A identidade do surdo sofreu muitas mudanças até que a própria sociedade o aceitasse como ser digno e capaz, portador de capacidades e competências se não iguais às nossas, certamente comparáveis a estas, prova disto é que, mesmo com a existência de um preconceito formado pela comunidade ouvinte, na sua grande maioria, de que o surdo é um ser incapaz de estudar, trabalhar e realizar ou inserir-se em atividades consideradas de uso exclusivo dos ouvintes, eles procuram cada vez mais mostrar sua cara, inserir-se no mercado de trabalho e frequentar os bancos acadêmicos e estudantis, dando forma a um futuro no qual o preconceito e a discriminação ficam cada vez mais de lado, porém com muitos outros obstáculos a serem vencidos. Visualizamos na pesquisa de campo que o surdo se insere no mercado de trabalho objetivando uma oportunidade de demonstrar capacidades que ele possui, porém que por vezes o é negado o exercício destas, uma vez que geralmente são disponibilizadas vagas de emprego nas quais o surdo exerce pouca ou quase nenhuma atividade mais complexa, sobrando a eles, excetuada qualquer discriminação funcional, empacotar produtos ou dobrar roupas em estabelecimentos comerciais.
Numa outra vertente da pesquisa de campo vislumbramos o importante papel, por vezes mal exercido, da família quanto ao estímulo e à participação da vida social, cultural, educacional e laboral do surdo. É da família que o surdo espera o maior apoio para estudar e trabalhar. A estudante do 2° ano do ensino médio no IPAESE Gláucia Aragão do Sacramento, de 24 anos, surda, ex-funcionária da C&A, revela-nos uma realidade que não é só a sua, mas de muitos outros colegas surdos, quando expõe as dificuldades de aprendizagem da Língua Portuguesa, da Matemática e da Informática, aliando a elas a disponibilidade de tempo e o domínio precário da Língua Brasileira de Sinais pelos componentes familiares. Gláucia nos esclareceu, interpretada pela sobrinha Priscilla Aragão Menezes, 20 anos, acadêmica do 6° período do Curso de Licenciatura em Física na Universidade Federal de Sergipe – UFS, que apesar de muitas dificuldades de aprendizagem ela, como surda, tem muita vontade de alcançar suas metas, exercendo a docência para aqueles que como ela sofrem com uma deficiência que restringe o mundo da educação em alguns momentos, porém que não deve ser encarada como uma barreira intransponível, o que nos leva a visualizar uma barreira que também é da família do surdo e que deve ser, portanto, transposta com a ajuda de pais, tios, sobrinhos enfim de todos aqueles que possam se engajar na ação.

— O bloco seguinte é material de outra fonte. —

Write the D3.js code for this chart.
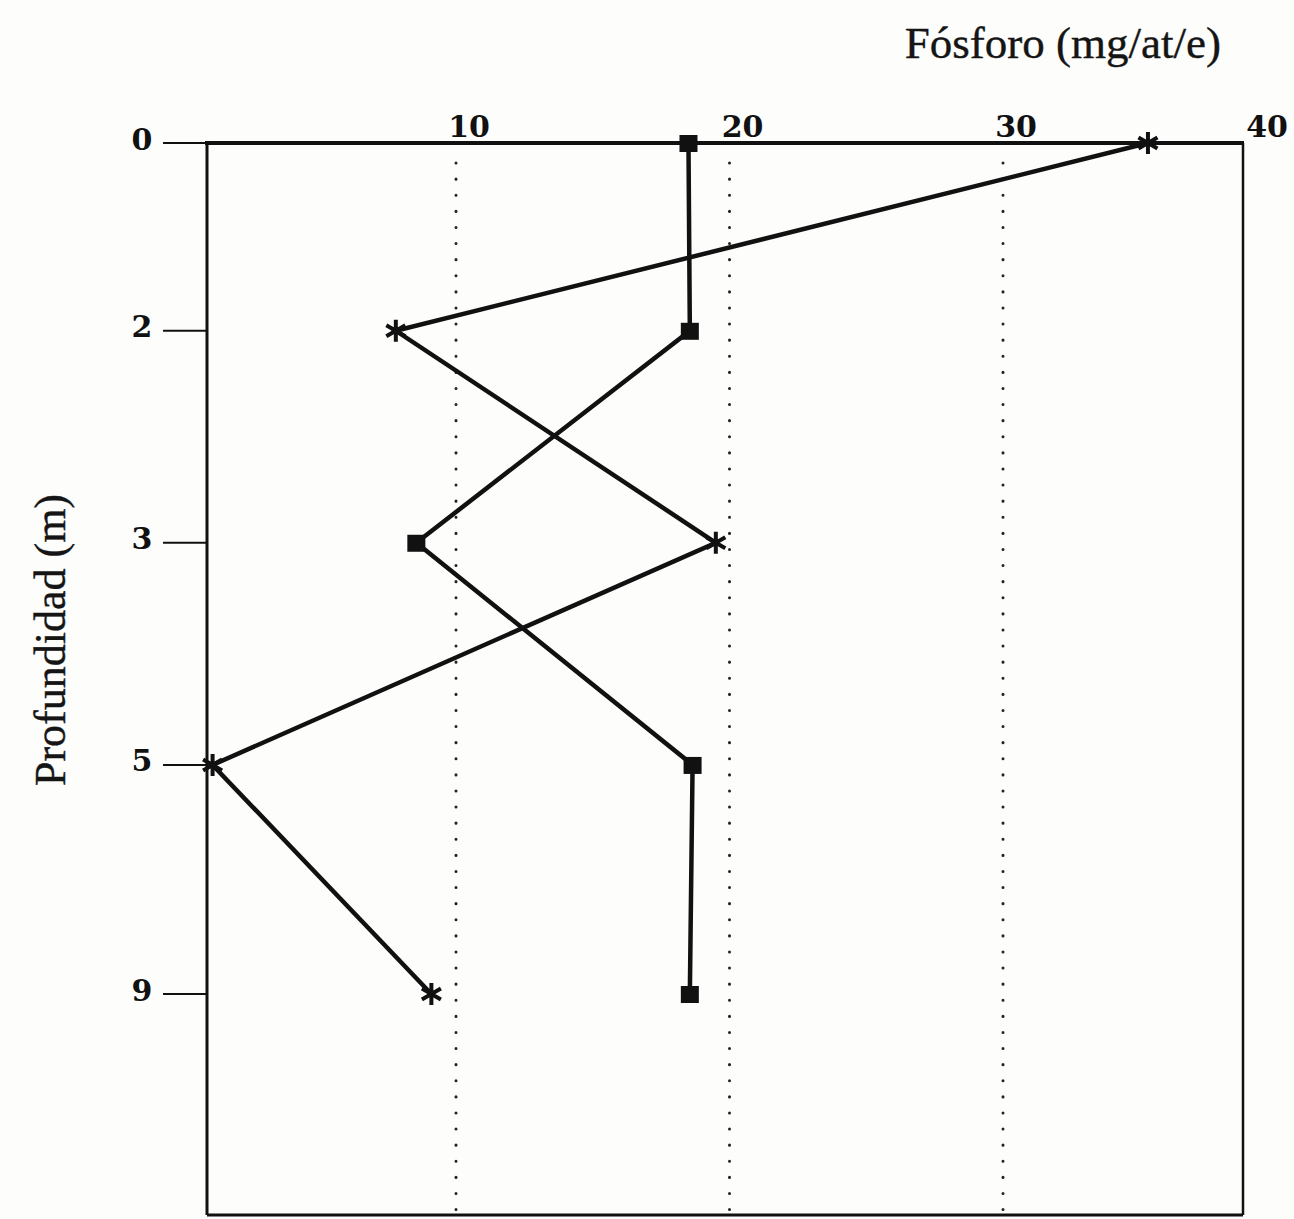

A própria Priscila, que demonstra um domínio excepcional da LIBRAS, admite que ensinar ao surdo Língua Portuguesa, Informática e principalmente disciplinas da área das ciências exatas é algo muito complexo, demandando bastante paciência e dedicação por parte da família, que por sua vez necessita ausentar-se do lar por longos períodos em virtude de trabalho, estudo e outras atividades desempenhadas por cada um, deixando o surdo sem orientação da família para as atividades educacionais.
Tudo que foi exposto até agora no tocante à pesquisa de campo foi ratificado pelo surdo Joselito Santos Silva, de 26 anos, tendo estudado até o 6° ano Ensino Fundamental, na Escola 11 de agosto, desempenhando atualmente atividades trabalhistas numa empresa de produtos elétricos. Ele nos relatou sobre as condutas discriminatórias de alguns colegas da empresa que por vezes o enxergam como incapaz de aprender determinadas atividades e acabam se surpreendendo quando percebem que ele mesmo sem orientação de ninguém, apenas observando consegue adiantar-se a algum treinamento e desempenha aquela atividade que os colegas deixaram de orientá-lo.
Por fim a pesquisa de campo nos deu a visão de que, apesar das transformações quanto à identidade pós-moderna do surdo como ser humano digno e capaz, ainda há algumas arestas a serem cortadas. Assim, a conscientização de que realmente o surdo tem possibilidade de desempenhar funções laborais mais complexas; a preparação da família no tocante ao seu papel de orientadores do surdo nas atividades complementares de ensino e trabalho, inclusive com a aprendizagem de LIBRAS por parte dos familiares; políticas públicas mais eficientes, que incentivem o surdo ao trabalho e ao estudo; políticas empresarias de incentivo aos ouvintes na aprendizagem das LIBRAS; tudo deve ser repensado se queremos construir uma comunidade, seja ela surda ou ouvinte, mais igualitária e realmente democrática para todos nós que devemos e podemos nos comunicar e ajudar, mesmo diante de qualquer deficiência.